Il problema principale è scegliere tra due piaghe. Entrambe purulente. Da una parte la corruzione, amaramente presente nelle cronache quotidiane. Dall’altra una crescente e pericolosa assuefazione. E se la prima ha qualche anticorpo nella magistratura e in sparuti, coraggiosi ed esemplari “no” (oggi sorprendentemente in salsa meneghina, dopo le stagioni della Milano da bere), la seconda, che purtroppo si sta impadronendo di sempre più cittadini sfiduciati, è forse la più deleteria.
C’è, infatti, una diffusa rassegnazione di fronte a politici disonesti che contaminano e impataccano l’immagine già segnata di intere forze politiche. Per cui tanti italiani – dopo l’infatuazione per l’onestà dei Cinquestelle (sebbene qualche loro esponente di primo piano si sia dimenticato di versare bonifici da 35mila euro) – il prossimo voto non lo daranno proprio. O al limite si faranno consigliare da una chiromante. Quel poco più del 25 per cento che s’è recato alle urne nei due municipi romani, in una città allo sbando, la dice lunga sui sintomi. E la democrazia s’invecchia, s’indebolisce, viene persino messa in discussione come valore. E’ questo il dramma vero.
La Politica con la P maiuscola, che dovrebbe costituire il balsamo contro l’assuefazione, continua invece ad offrire spettacoli di connivenza e di complicità. Capitola in massa davanti ad oscuri facilitatori che assumono ruoli da Mister Wolf de’ Noantri, che in confronto il personaggio del film di Tarantino è un probo da beatificare. Si arrende agli oliatori di ingranaggi che si muovono – proponendo le opportune “scorciatoie” – con disinvoltura in un Paese malato ed ingessato dalla burocrazia. Alimenta il protagonismo dei soliti palazzinari, burattinai del più becero potere dei salotti e di circolo sul Lungotevere, degni di film anni Cinquanta con quel genio dell’italianissimo (e romanissimo) Alberto Sordi.

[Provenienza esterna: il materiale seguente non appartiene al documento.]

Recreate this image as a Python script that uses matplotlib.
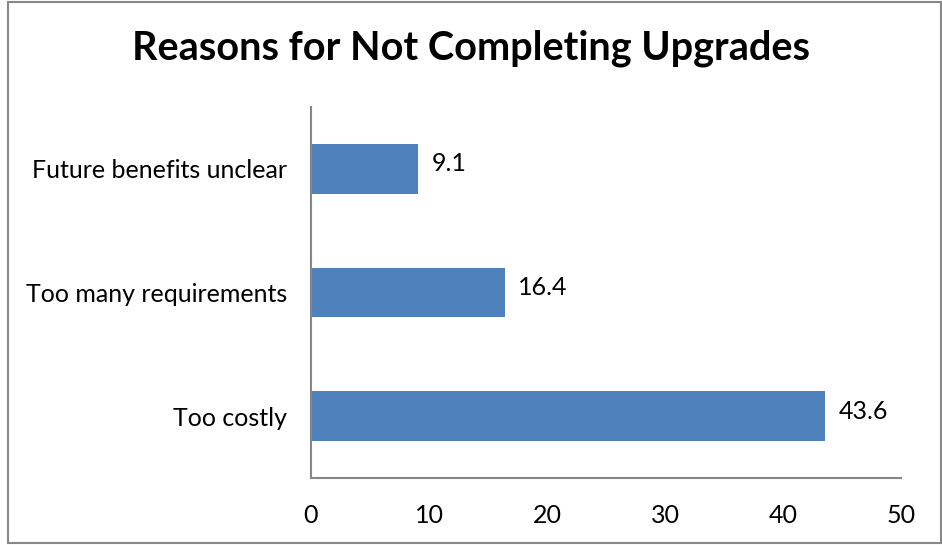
import matplotlib
matplotlib.use('Agg')
import matplotlib.pyplot as plt
from matplotlib.patches import Rectangle

plt.rcParams['font.family'] = ['Lato', 'DejaVu Sans']

# ─── Survey data
#
reasons = ['Too costly', 'Too many requirements', 'Future benefits unclear']
percent = [43.6, 16.4, 9.1]

BAR_COLOR = '#4f81bd'
AXIS_COLOR = '#868686'
LABEL_SIZE = 18

fig = plt.figure(figsize=(9.42, 5.45), dpi=100)
ax = fig.add_axes([311 / 942, 1 - 478 / 545, 590 / 942, 371 / 545])

ypos = list(range(len(reasons)))
bars = ax.barh(ypos, percent, height=0.4, color=BAR_COLOR)

# value labels to the right of each bar
for bar, val in zip(bars, percent):
    ax.text(bar.get_width() + 1.1, bar.get_y() + bar.get_height() / 2 + 0.04,
            f'{val}', va='center', ha='left', fontsize=LABEL_SIZE)

ax.set_xlim(0, 50)
ax.set_ylim(-0.5, len(reasons) - 0.5)
ax.set_xticks(range(0, 51, 10))
ax.set_yticks(ypos)
ax.set_yticklabels(reasons)
ax.tick_params(axis='both', length=0, labelsize=LABEL_SIZE)
ax.tick_params(axis='x', pad=19)
ax.tick_params(axis='y', pad=17)

for side in ['top', 'right']:
    ax.spines[side].set_visible(False)
for side in ['left', 'bottom']:
    ax.spines[side].set_color(AXIS_COLOR)
    ax.spines[side].set_linewidth(1.5)

fig.text(471 / 942, 1 - 48 / 545, 'Reasons for Not Completing Upgrades',
         ha='center', va='center', fontsize=28.5, fontweight='bold')

# chart frame
fig.patches.append(Rectangle((8 / 942, 2 / 545), 933 / 942, 541 / 545,
                             transform=fig.transFigure, fill=False,
                             edgecolor='#888888', linewidth=1.5))

plt.savefig('out.png', dpi=100)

Non c’interessano i nomi sbiaditi di quest’ennesimo pezzo di “Mafia Capitale”, seppure senza mafia e con molto capitale, che ha investito l’indolente Città Eterna con la paturnia del nuovo stadio della Magica. E nemmeno ci scervelliamo in attesa che qualcuno, brogliacci alla mano, ci dimostri l’elemento corruttivo dei comportamenti ipotizzati dai pubblici ministeri, tra la solita lista di personaggi da “saldare” in tutti i sensi e figli (e generi degeneri), eterni “piezz’e core”, cui trovare uno straccio di lavoro. Mala tempora currunt anche per loro, i figli di papà. E se le buste hanno perso smalto, c’è sempre pronta una casa da impacchettare, infioccare ed elargire. Mozartiano così fan tutte (e tutti). O forse no. Perché a Milano c’è pure chi l’appartamento lo spedisce al mittente. Eroe. Ormai la normalità partorisce persino semidei.

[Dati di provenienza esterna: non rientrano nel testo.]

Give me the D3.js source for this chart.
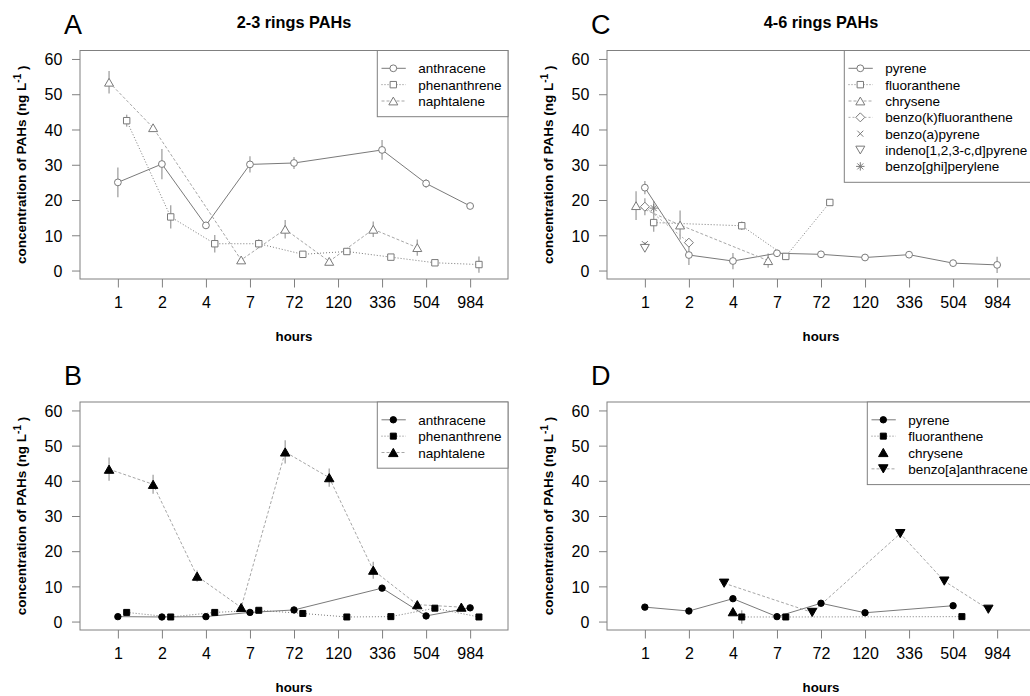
<!DOCTYPE html>
<html><head><meta charset="utf-8">
<script src="https://cdn.jsdelivr.net/npm/d3@7"></script>
<style>
body{margin:0;background:#fff}
text{font-family:"Liberation Sans",Arial,sans-serif}
</style>
</head><body>
<svg id="chart" width="1030" height="696"></svg>
<script>
// ---------- data ----------
const hours = ["1","2","4","7","72","120","336","504","984"];
const yTicks = [0,10,20,30,40,50,60];

// Panel A (2-3 rings, open symbols)
const A_anthracene      = [25.0, 30.2, 12.8, 30.1, 30.5, null, 34.2, 24.7, 18.3];
const A_anthracene_sd   = [4.2, 4.3, 0.8, 2.3, 1.7, null, 2.8, 1.2, 0.6];
const A_phenanthrene    = [42.5, 15.2, 7.6, 7.6, 4.6, 5.4, 3.8, 2.2, 1.7];
const A_phenanthrene_sd = [1.7, 3.3, 2.5, 1.3, 0.6, 0.8, 0.8, 0.5, 2.3];
const A_naphtalene      = [53.4, 40.5, null, 3.0, 11.7, 2.6, 11.7, 6.5, null];
const A_naphtalene_sd   = [3.2, 1.0, null, 0.4, 2.6, 0.5, 2.2, 2.3, null];

// Panel B (2-3 rings, filled symbols)
const B_anthracene      = [1.4, 1.3, 1.4, 2.6, 3.3, null, 9.5, 1.6, 3.9];
const B_anthracene_sd   = [0.3, 0.3, 0.3, 0.4, 0.4, null, 0.5, 0.3, 0.4];
const B_phenanthrene    = [2.6, 1.3, 2.6, 3.2, 2.3, 1.3, 1.4, 3.8, 1.3];
const B_phenanthrene_sd = [0.3, 0.3, 0.3, 0.3, 0.3, 0.3, 0.3, 0.4, 0.3];
const B_naphtalene      = [43.3, 39.0, 12.9, 4.0, 48.2, 40.9, 14.6, 4.8, 4.1];
const B_naphtalene_sd   = [3.3, 2.7, 1.6, 0.4, 3.3, 2.6, 2.4, 0.5, 0.5];

// Panel C (4-6 rings, open symbols)
const C_pyrene        = [23.5, 4.4, 2.7, 4.9, 4.6, 3.7, 4.5, 2.1, 1.6];
const C_pyrene_sd     = [1.9, 2.8, 2.3, 1.0, 0.6, 0.5, 0.5, 0.4, 2.3];
const C_fluoranthene    = [13.6, null, 12.7, 4.0, 19.3, null, null, null, null];
const C_fluoranthene_sd = [2.6, null, 1.2, 0.5, 0.6, null, null, null, null];
const C_chrysene      = [18.4, 12.9, null, 2.8, null, null, null, null, null];
const C_chrysene_sd   = [4.1, 4.1, null, 2.0, null, null, null, null, null];
const C_benzokf       = [18.1, 7.9, null, null, null, null, null, null, null];
const C_benzokf_sd    = [2.4, 0.8, null, null, null, null, null, null, null];
const C_benzoapyrene    = [7.5, null, null, null, null, null, null, null, null];
const C_benzoapyrene_sd = [0.5, null, null, null, null, null, null, null, null];
const C_indeno        = [6.3, null, null, null, null, null, null, null, null];
const C_indeno_sd     = [0.5, null, null, null, null, null, null, null, null];
const C_benzoghi      = [17.7, null, null, null, null, null, null, null, null];
const C_benzoghi_sd   = [2.0, null, null, null, null, null, null, null, null];

// Panel D (4-6 rings, filled symbols)
const D_pyrene        = [4.1, 3.0, 6.5, 1.4, 5.2, 2.5, null, 4.5, null];
const D_pyrene_sd     = [0.3, 0.3, 0.4, 0.3, 0.4, 0.3, null, 0.4, null];
const D_fluoranthene    = [null, null, 1.3, 1.3, null, null, null, 1.4, null];
const D_fluoranthene_sd = [null, null, 1.9, 0.3, null, null, null, 0.3, null];
const D_chrysene      = [null, null, 2.8, null, null, null, null, null, null];
const D_chrysene_sd   = [null, null, 0.3, null, null, null, null, null, null];
const D_benzoaanth    = [null, null, 10.9, null, 2.6, null, 25.0, 11.5, 3.5];
const D_benzoaanth_sd = [null, null, 0.4, null, 0.3, null, 0.5, 0.5, 0.4];

// ---------- styles ----------
const LINE = {
  solid:  {dash:null,  color:"#7a7a7a"},
  dotted: {dash:"1,2", color:"#7a7a7a"},
  dashed: {dash:"3,2", color:"#a6a6a6"},
  dash2:  {dash:"2,2", color:"#b0b0b0"}
};

const panels = [
  {letter:"A", title:"2-3 rings PAHs", left:80, top:50.5, bottom:279, filled:false, series:[
    {name:"anthracene", v:A_anthracene, sd:A_anthracene_sd, off:0, shape:"circle", line:"solid"},
    {name:"phenanthrene", v:A_phenanthrene, sd:A_phenanthrene_sd, off:0.2, shape:"square", line:"dotted"},
    {name:"naphtalene", v:A_naphtalene, sd:A_naphtalene_sd, off:-0.2, shape:"triUp", line:"dashed"}
  ]},
  {letter:"B", title:null, left:80, top:402, bottom:630, filled:true, series:[
    {name:"anthracene", v:B_anthracene, sd:B_anthracene_sd, off:0, shape:"circle", line:"solid"},
    {name:"phenanthrene", v:B_phenanthrene, sd:B_phenanthrene_sd, off:0.2, shape:"square", line:"dotted"},
    {name:"naphtalene", v:B_naphtalene, sd:B_naphtalene_sd, off:-0.2, shape:"triUp", line:"dashed"}
  ]},
  {letter:"C", title:"4-6 rings PAHs", left:607, top:50.5, bottom:279, filled:false, series:[
    {name:"pyrene", v:C_pyrene, sd:C_pyrene_sd, off:0, shape:"circle", line:"solid"},
    {name:"fluoranthene", v:C_fluoranthene, sd:C_fluoranthene_sd, off:0.2, shape:"square", line:"dotted"},
    {name:"chrysene", v:C_chrysene, sd:C_chrysene_sd, off:-0.2, shape:"triUp", line:"dashed"},
    {name:"benzo(k)fluoranthene", v:C_benzokf, sd:C_benzokf_sd, off:0, shape:"diamond", line:"dash2"},
    {name:"benzo(a)pyrene", v:C_benzoapyrene, sd:C_benzoapyrene_sd, off:0, shape:"x", line:null},
    {name:"indeno[1,2,3-c,d]pyrene", v:C_indeno, sd:C_indeno_sd, off:0, shape:"triDown", line:null},
    {name:"benzo[ghi]perylene", v:C_benzoghi, sd:C_benzoghi_sd, off:0.2, shape:"asterisk", line:null}
  ]},
  {letter:"D", title:null, left:607, top:402, bottom:630, filled:true, series:[
    {name:"pyrene", v:D_pyrene, sd:D_pyrene_sd, off:0, shape:"circle", line:"solid"},
    {name:"fluoranthene", v:D_fluoranthene, sd:D_fluoranthene_sd, off:0.2, shape:"square", line:"dotted"},
    {name:"chrysene", v:D_chrysene, sd:D_chrysene_sd, off:0, shape:"triUp", line:null},
    {name:"benzo[a]anthracene", v:D_benzoaanth, sd:D_benzoaanth_sd, off:-0.2, shape:"triDown", line:"dashed"}
  ]}
];

function shapePath(shape, filled){
  const k = filled ? 1.05 : 1;
  switch(shape){
    case "circle": { const r = (filled?3.2:3.4); return `M${r},0A${r},${r} 0 1,1 ${-r},0A${r},${r} 0 1,1 ${r},0Z`; }
    case "square": { const s = filled?3.0:3.2; return `M${-s},${-s}H${s}V${s}H${-s}Z`; }
    case "triUp": { const h=3.9*k, w=4.5*k; return `M0,${-h}L${w},${h}L${-w},${h}Z`; }
    case "triDown": { const h=3.9*k, w=4.5*k; return `M0,${h}L${w},${-h}L${-w},${-h}Z`; }
    case "diamond": { const r=4.5; return `M0,${-r}L${r},0L0,${r}L${-r},0Z`; }
    case "x": { const r=3; return `M${-r},${-r}L${r},${r}M${-r},${r}L${r},${-r}`; }
    case "asterisk": { const r=3, q=4.2; return `M${-r},${-r}L${r},${r}M${-r},${r}L${r},${-r}M0,${-q}V${q}M${-q},0H${q}`; }
  }
}

const svg = d3.select("#chart");
const W = 428;

panels.forEach(p => {
  const x = d3.scaleLinear().domain([0.14, 9.86]).range([p.left, p.left + W]);
  const y = d3.scaleLinear().domain([-2.4, 62.4]).range([p.bottom, p.top]);
  const g = svg.append("g");
  const symColor = p.filled ? "#000" : "#7a7a7a";

  // x axis
  const xa = g.append("g").attr("transform", `translate(0,${p.bottom})`)
    .call(d3.axisBottom(x).tickValues(d3.range(1, 10)).tickFormat(i => hours[i-1]).tickSize(8.5).tickSizeOuter(0));
  xa.select(".domain").remove();
  xa.selectAll("line").attr("stroke", "#808080");
  xa.selectAll("text").attr("y", 29.3).attr("dy", null).attr("fill", "#000")
    .style("font-size", "16px").style("font-family", '"Liberation Sans",Arial,sans-serif');

  // y axis
  const ya = g.append("g").attr("transform", `translate(${p.left},0)`)
    .call(d3.axisLeft(y).tickValues(yTicks).tickSize(8).tickSizeOuter(0));
  ya.select(".domain").remove();
  ya.selectAll("line").attr("stroke", "#808080");
  ya.selectAll("text").attr("x", -17.7).attr("dy", "0.36em").attr("fill", "#000")
    .style("font-size", "16px").style("font-family", '"Liberation Sans",Arial,sans-serif');

  // plot box
  g.append("rect").attr("x", p.left).attr("y", p.top).attr("width", W).attr("height", p.bottom - p.top)
    .attr("fill", "none").attr("stroke", "#808080").attr("stroke-width", 1);

  // panel letter
  g.append("text").attr("x", p.left - 16).attr("y", p.top - 17).text(p.letter)
    .style("font-size", "27px").attr("fill", "#000");

  // title
  if (p.title) {
    g.append("text").attr("x", p.left + 214).attr("y", p.top - 22.3).attr("text-anchor", "middle")
      .style("font-size", "16.3px").style("font-weight", "bold").text(p.title);
  }

  // axis titles
  g.append("text").attr("x", p.left + 214).attr("y", p.bottom + 62).attr("text-anchor", "middle")
    .style("font-size", "13.3px").style("font-weight", "bold").text("hours");
  const yl = g.append("text")
    .attr("transform", `translate(${p.left - 54.5},${(p.top + p.bottom) / 2}) rotate(-90)`)
    .attr("text-anchor", "middle").style("font-size", "13.5px").style("font-weight", "bold");
  yl.append("tspan").text("concentration of PAHs (ng L");
  yl.append("tspan").attr("dy", "-0.45em").style("font-size", "10px").text("-1");
  yl.append("tspan").attr("dy", "0.45em").text(" )");

  const gErr = g.append("g"), gLine = g.append("g"), gPts = g.append("g");

  p.series.forEach(s => {
    const pts = s.v.map((v, i) => v == null ? null : {x: i + 1 + s.off, y: v, sd: s.sd[i] || 0}).filter(d => d);
    // error bars
    gErr.selectAll(null).data(pts.filter(d => d.sd > 0)).join("line")
      .attr("x1", d => x(d.x)).attr("x2", d => x(d.x))
      .attr("y1", d => y(d.y - d.sd)).attr("y2", d => y(d.y + d.sd))
      .attr("stroke", "#a8a8a8").attr("stroke-width", 1.4);
    // lines
    if (s.line && pts.length > 1) {
      const st = LINE[s.line];
      gLine.append("path").datum(pts)
        .attr("d", d3.line().x(d => x(d.x)).y(d => y(d.y)))
        .attr("fill", "none").attr("stroke", st.color).attr("stroke-width", 1)
        .attr("stroke-dasharray", st.dash);
    }
    // points
    const open = !p.filled;
    gPts.selectAll(null).data(pts).join("path")
      .attr("transform", d => `translate(${x(d.x)},${y(d.y)})`)
      .attr("d", shapePath(s.shape, p.filled))
      .attr("fill", (s.shape === "x" || s.shape === "asterisk") ? "none" : (open ? "#fff" : "#000"))
      .attr("stroke", symColor).attr("stroke-width", 1);
  });

  // legend
  const n = p.series.length;
  const lgLeft = p.filled ? (p.left === 80 ? 377.3 : 867.3) : (p.left === 80 ? 377.3 : 844.3);
  const lgW = p.left + W - lgLeft;
  const lgH = 17 + n * 16.4;
  const lg = g.append("g");
  lg.append("rect").attr("x", lgLeft).attr("y", p.top).attr("width", lgW).attr("height", lgH)
    .attr("fill", "#fff").attr("stroke", "#808080").attr("stroke-width", 1);
  p.series.forEach((s, i) => {
    const cy = p.top + 17.8 + i * 16.35;
    if (s.line) {
      const st = LINE[s.line];
      lg.append("line").attr("x1", lgLeft + 4.2).attr("x2", lgLeft + 28.5).attr("y1", cy).attr("y2", cy)
        .attr("stroke", st.color).attr("stroke-width", 1).attr("stroke-dasharray", st.dash);
    }
    lg.append("path").attr("transform", `translate(${lgLeft + 16},${cy})`)
      .attr("d", shapePath(s.shape, p.filled))
      .attr("fill", (s.shape === "x" || s.shape === "asterisk") ? "none" : (p.filled ? "#000" : "#fff"))
      .attr("stroke", symColor).attr("stroke-width", 1);
    lg.append("text").attr("x", lgLeft + 41).attr("y", cy + 5).style("font-size", "13.5px")
      .attr("fill", "#000").text(s.name);
  });
});
</script>
</body></html>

In questa commedia degli “Uno, nessuno e centomila”, il cuore è una locuzione dal sapore antico: “la questione morale”. Roba che riesuma la celebre intervista di Scalfari a Berlinguer del 1981. Che ci fa tornare in mente gli strali di uno scatenato Pertini presidente. Anche qualche sermone (legittimamente) moralista del dopo-Craxi, quando in Asia i politici con le famiglie allargate andavano in massa a spese di tutti noi e il debito pubblico diventava una montagna. Sempre mazzette, certo. Ma anche il Paese in cui le “famiglie” hanno accezioni diverse, le amicizie vanno coltivate ed i linguaggi evolvono in peggio. Dai latinismi agli slogan curvaroli da eterne campagne elettorali. In cui il presunto nuovo ritorna eternamente vecchio quando si tratta di difendersi dalle piogge di accuse, tra “sentirsi parte lesa” e vicende sempre “a propria insaputa”. Belpaese in cui l’evasione fiscale è da primato. In cui i furbi vanno a braccetto con i furbetti, del quartierino e del quartierone. In cui i condannati sono rari e le prescrizioni arrivano sempre a puntino, tra l’immancabile omelia sulla giustizia ad orologeria.
E tutto, come al solito, finirà “in caciara”, tra una battuta di Osho e l’uscita di Massimiliano Fuksas che progetterebbe gratis lo stadio, per la Roma questo e altro. Appunto, per la Roma questo e altro.